SOURCE MATERIAL:
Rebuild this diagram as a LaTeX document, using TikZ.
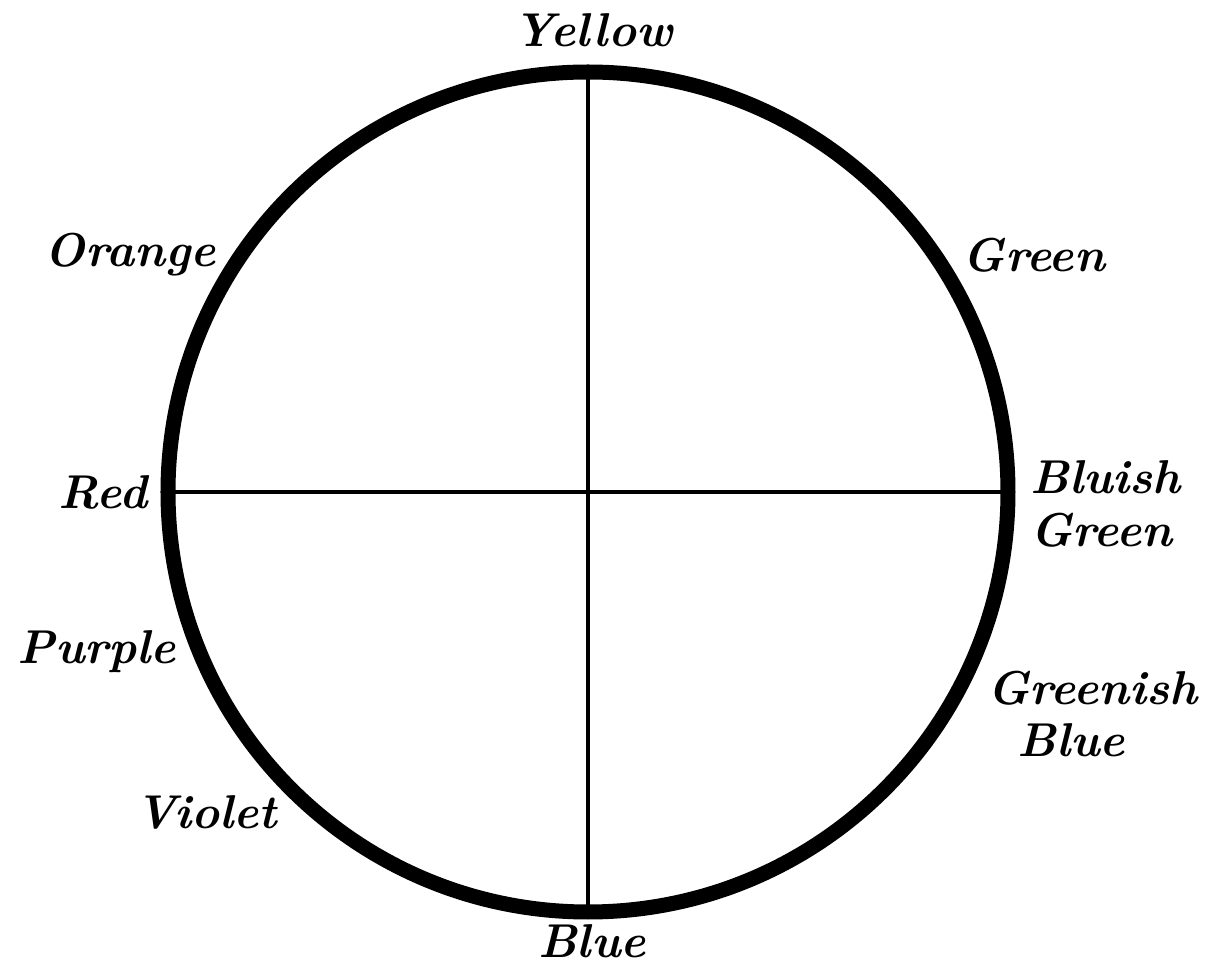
\documentclass[tikz,border=0pt]{standalone}
\usepackage{tikz}
\usetikzlibrary{positioning}

\tikzset{
    hue/.style={font=\fontsize{27}{30}\selectfont\bfseries\itshape, inner sep=0pt},
    wheel/.style={line width=0.3cm},
    axis/.style={line width=0.09cm}
}

\begin{document}
\begin{tikzpicture}
    % page frame
    \useasboundingbox (-11.76,-9.56) rectangle (12.48,9.84);

    % colour circle
    \draw[wheel] (0,0) circle (8.4);

    % ends of the two diameters
    \coordinate (top) at (90:8.4);
    \coordinate (bot) at (270:8.4);
    \coordinate (lft) at (180:8.4);
    \coordinate (rgt) at (0:8.4);
    \draw[axis] (top) -- (bot);
    \draw[axis] (lft) -- (rgt);

    % hue names round the circle
    \node[hue] (yellow) at (0.1, 9.24) {Yellow};
    \node[hue] (orange) at (-9.16, 4.74) {Orange};
    \node[hue] (green) at (8.92, 4.74) {Green};
    \node[hue] (red) at (-9.7, 0) {Red};
    \node[hue, anchor=west, align=left] (bgreen) at (8.84, -0.24) {Bluish\\Green};
    \node[hue] (purple) at (-9.82, -3.2) {Purple};
    \node[hue, anchor=west, align=left] (gblue) at (7.98, -4.44) {Greenish\\\hspace*{0.6cm}Blue};
    \node[hue] (violet) at (-7.64, -6.4) {Violet};
    \node[hue] (blue) at (0.08, -8.98) {Blue};
\end{tikzpicture}
\end{document}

REQUIRED TASK:
Keep the pictures out of the copy and return the rest of the data above exactly.

RESPONSE TO THIS TASK:
Rebuild this diagram as a LaTeX document, using TikZ.
\documentclass[tikz,border=0pt]{standalone}
\usepackage{tikz}
\usetikzlibrary{positioning}

\tikzset{
    hue/.style={font=\fontsize{27}{30}\selectfont\bfseries\itshape, inner sep=0pt},
    wheel/.style={line width=0.3cm},
    axis/.style={line width=0.09cm}
}

\begin{document}
\begin{tikzpicture}
    % page frame
    \useasboundingbox (-11.76,-9.56) rectangle (12.48,9.84);

    % colour circle
    \draw[wheel] (0,0) circle (8.4);

    % ends of the two diameters
    \coordinate (top) at (90:8.4);
    \coordinate (bot) at (270:8.4);
    \coordinate (lft) at (180:8.4);
    \coordinate (rgt) at (0:8.4);
    \draw[axis] (top) -- (bot);
    \draw[axis] (lft) -- (rgt);

    % hue names round the circle
    \node[hue] (yellow) at (0.1, 9.24) {Yellow};
    \node[hue] (orange) at (-9.16, 4.74) {Orange};
    \node[hue] (green) at (8.92, 4.74) {Green};
    \node[hue] (red) at (-9.7, 0) {Red};
    \node[hue, anchor=west, align=left] (bgreen) at (8.84, -0.24) {Bluish\\Green};
    \node[hue] (purple) at (-9.82, -3.2) {Purple};
    \node[hue, anchor=west, align=left] (gblue) at (7.98, -4.44) {Greenish\\\hspace*{0.6cm}Blue};
    \node[hue] (violet) at (-7.64, -6.4) {Violet};
    \node[hue] (blue) at (0.08, -8.98) {Blue};
\end{tikzpicture}
\end{document}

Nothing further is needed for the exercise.